Vancouver-based exercise equipment maker Nautilus experienced large sales gains propelled by surging demand for home workout options during the COVID-19 pandemic, according to a first-quarter earnings report released Tuesday.
“Our first quarter of 2020 started out as a good quarter and turned into a much stronger quarter,” CEO Jim Barr said in a Tuesday conference call with investors.
Net sales in the first quarter were $93.7 million, up 11 percent from the same period last year, and retail sales were up 23.9 percent year-over-year. The company’s direct sales segment saw its first quarterly sales increase since the final quarter of 2017.
The biggest gains were in strength training products, particularly the company’s Bowflex brand. Visitor traffic to the Bowflex website in March increased nearly 300 percent compared with March 2019, Barr said, exceeding the peak traffic normally seen during the holiday season. One particular Bowflex model sold 6,000 units through Amazon.com in a single day.

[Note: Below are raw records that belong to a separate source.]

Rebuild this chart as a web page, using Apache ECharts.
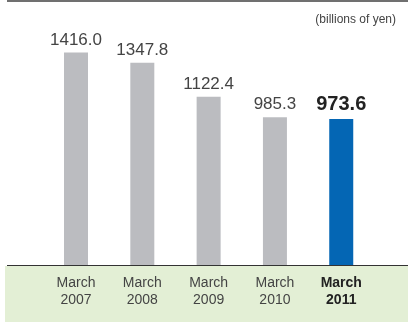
<!DOCTYPE html>
<html>
<head>
<meta charset="utf-8">
<script src="https://cdn.jsdelivr.net/npm/echarts@6/dist/echarts.min.js"></script>
<style>
  html, body { margin: 0; padding: 0; background: #fff; }
  #chart { width: 408px; height: 324px; }
</style>
</head>
<body>
<div id="chart"></div>
<script>
// Fiscal year-end labels and totals (billions of yen)
const categories = ['March\n2007', 'March\n2008', 'March\n2009', 'March\n2010', 'March\n2011'];
const values = [1416.0, 1347.8, 1122.4, 985.3, 973.6];
const unitLabel = '(billions of yen)';

const FONT = '"Liberation Sans", Arial, Helvetica, sans-serif';
const lastIdx = values.length - 1;

const chart = echarts.init(document.getElementById('chart'), null, { renderer: 'canvas' });

const barData = values.map((v, i) => {
  const isLast = i === lastIdx;
  return {
    value: v,
    itemStyle: { color: isLast ? '#0466b4' : '#bbbcc0' },
    label: isLast
      ? { fontSize: 20, fontWeight: 'bold', color: '#222' }
      : { fontSize: 17, fontWeight: 'normal', color: '#444' }
  };
});

const catData = categories.map((c, i) => (
  i === lastIdx
    ? { value: c, textStyle: { fontWeight: 'bold', color: '#222' } }
    : { value: c }
));

chart.setOption({
  animation: false,
  backgroundColor: '#fff',
  grid: { left: 42.85, right: 33.6, top: 40, bottom: 59 },
  graphic: [
    { type: 'rect', shape: { x: 7, y: 0, width: 401, height: 2 }, style: { fill: '#707070' }, z: -10 },
    { type: 'rect', shape: { x: 5, y: 266, width: 403, height: 56 }, style: { fill: '#e3efd5' }, z: -10 },
    { type: 'line', shape: { x1: 7, y1: 265.5, x2: 408, y2: 265.5 }, style: { stroke: '#333', lineWidth: 1 }, z: 5 },
    {
      type: 'text', right: 12, top: 14,
      style: { text: unitLabel, font: '12px ' + FONT, fill: '#444', textAlign: 'right' }
    }
  ],
  xAxis: {
    type: 'category',
    data: catData,
    z: 10,
    axisLine: { show: false },
    axisTick: { show: false },
    axisLabel: {
      margin: 10,
      fontFamily: FONT,
      fontSize: 14,
      lineHeight: 17,
      color: '#444'
    }
  },
  yAxis: {
    type: 'value',
    min: 0,
    max: 1500,
    show: false,
    splitLine: { show: false }
  },
  series: [{
    type: 'bar',
    data: barData,
    barWidth: 24,
    label: {
      show: true,
      position: 'top',
      distance: 4,
      fontFamily: FONT,
      formatter: p => p.value.toFixed(1)
    }
  }]
});
</script>
</body>
</html>
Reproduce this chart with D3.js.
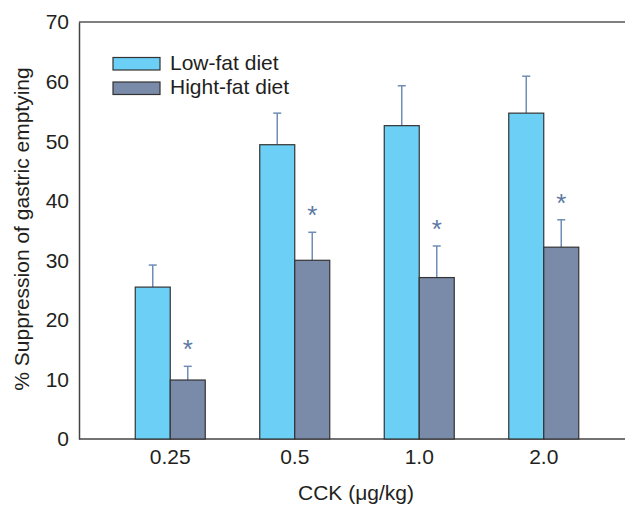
<!DOCTYPE html>
<html><head><meta charset="utf-8">
<script src="https://cdn.jsdelivr.net/npm/d3@7"></script>
<style>body{margin:0;background:#fff}svg text{font-family:"Liberation Sans",Arial,sans-serif;fill:#231f20}</style>
</head><body><svg id="c" width="625" height="506"></svg>
<script>
const categories = ["0.25","0.5","1.0","2.0"];
const seriesNames = ["Low-fat diet","Hight-fat diet"];
const lowFat = [25.5, 49.4, 52.6, 54.7];
const lowFatErr = [3.7, 5.3, 6.7, 6.2];
const highFat = [9.9, 30.0, 27.1, 32.2];
const highFatErr = [2.3, 4.7, 5.3, 4.6];
const yTicks = [0,10,20,30,40,50,60,70];
const colors = ["#6ccff5","#7a8aa9"];

const svg = d3.select("#c");
const m = {l:79, t:22, r:625, b:439};
const y = d3.scaleLinear().domain([0,70]).range([m.b, m.t]);
const x = d3.scaleBand().domain(categories).range([108, 606]).paddingInner(0);
const bw = 35;
const FS = "21px";

// frame
svg.append("line").attr("x1",m.l).attr("x2",625).attr("y1",m.t).attr("y2",m.t).attr("stroke","#555").attr("stroke-width",1.5);
const yAxis = svg.append("g").attr("transform",`translate(${m.l},0)`)
  .call(d3.axisLeft(y).tickValues(yTicks).tickSize(0).tickPadding(10));
yAxis.select(".domain").attr("stroke","#444").attr("stroke-width",1.5);
yAxis.selectAll("text").style("font-size",FS).attr("fill","#231f20").attr("dy","0.33em");
const xAxis = svg.append("g").attr("transform",`translate(0,${m.b})`)
  .call(d3.axisBottom(x).tickSize(0).tickPadding(10));
xAxis.select(".domain").attr("d",`M${m.l},0H625`).attr("stroke","#444").attr("stroke-width",1.5);
xAxis.selectAll("text").style("font-size",FS).attr("fill","#231f20");

const series = [{v:lowFat,e:lowFatErr,off:-bw},{v:highFat,e:highFatErr,off:0}];
series.forEach((s,si)=>{
  const g = svg.append("g");
  categories.forEach((c,i)=>{
    const cx = x(c)+x.bandwidth()/2;
    const x0 = cx + s.off;
    const top = y(s.v[i]+s.e[i]);
    g.append("line").attr("x1",x0+bw/2).attr("x2",x0+bw/2).attr("y1",y(s.v[i])).attr("y2",top).attr("stroke","#6f8db5").attr("stroke-width",1.5);
    g.append("line").attr("x1",x0+bw/2-4).attr("x2",x0+bw/2+4).attr("y1",top).attr("y2",top).attr("stroke","#6f8db5").attr("stroke-width",1.5);
    g.append("rect").attr("x",x0).attr("y",y(s.v[i])).attr("width",bw).attr("height",y(0)-y(s.v[i]))
      .attr("fill",colors[si]).attr("stroke","#333").attr("stroke-width",1.2);
    if(si===1){
      g.append("text").attr("x",x0+bw/2).attr("y",top-8).attr("text-anchor","middle")
        .style("font-size","26px").style("fill","#5b79a3").text("*");
    }
  });
});

// legend
seriesNames.forEach((n,i)=>{
  const ly = 57.5 + i*24.5;
  svg.append("rect").attr("x",113).attr("y",ly).attr("width",47).attr("height",12.5).attr("fill",colors[i]).attr("stroke","#333").attr("stroke-width",1.2);
  svg.append("text").attr("x",170).attr("y",ly+12).style("font-size",FS).text(n);
});

svg.append("text").attr("transform","translate(29,229) rotate(-90)").attr("text-anchor","middle").style("font-size",FS).text("% Suppression of gastric emptying");
svg.append("text").attr("x",356).attr("y",500).attr("text-anchor","middle").style("font-size",FS).text("CCK (μg/kg)");
</script></body></html>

The company’s Schwinn brand saw similar gains, Barr said, although cardio products still saw an overall sales decline — increased sales of newer products like the Schwinn IC4 bike were offset by declines in sales of older cardio products like the Max Trainer.
Barr speculated that strength training equipment sales might have outpaced cardio because most consumers can still go outside to run even if they’re under a stay-at-home order due to the pandemic, but they can’t go to gyms to use resistance training equipment.
The company’s online fitness platform JRNY, which launched in October, saw a 50 percent spike in downloads during the first 30 days after states began implementing stay-at-home orders, Barr said, and user data from the app showed increased home workout activity.
“People are working out significantly more often, longer and harder,” he said.
Nautilus was also able to trim its operating expenses by 21.4 percent, primarily by cutting back on ad spending. The increased demand due to COVID-19 decreased the need for ads, Barr said.
Barr said Nautilus expects high demand for home exercise products to persist in the second quarter, but he emphasized that the company views the situation as temporary, and
he said it will continue working on initiatives to improve its sales under normal conditions.
“The duration of the current consumer tailwinds is anyone’s guess,” he said.
The pandemic-driven boom in demand for home workout experiment comes at a time when Nautilus has been working to turn itself around following years of lagging sales. The company attributed the decline in part to a failure to keep up with a market shift toward “smart” equipment with digital features such as fitness tracking.
Nautilus has pushed aggressively in the past year to refresh its lineup with a new focus on digital offerings, such as products that can connect to JRNY.
Barr was brought on board as CEO last year with the specific goal of facilitating the company’s jump into the digital feature market.
The company launched several new digitally connected fitness products in the second half of 2019, and Barr said another new round of products is planned for the third quarter of 2020, ahead of the fourth quarter, which is traditionally the strongest time of year for the home fitness market.
The initial COVID-19 outbreak in China disrupted some of Nautilus’ manufacturing facilities, Barr said, but those operation have now nearly fully recovered.
Still, he said, the company is working to improve the efficiency of its manufacturing supply chain in response to the surge in demand, and certain products face a backlog that the company may not be able to clear until the third quarter.
This story has been updated to correct the name of the Schwinn IC4 bike.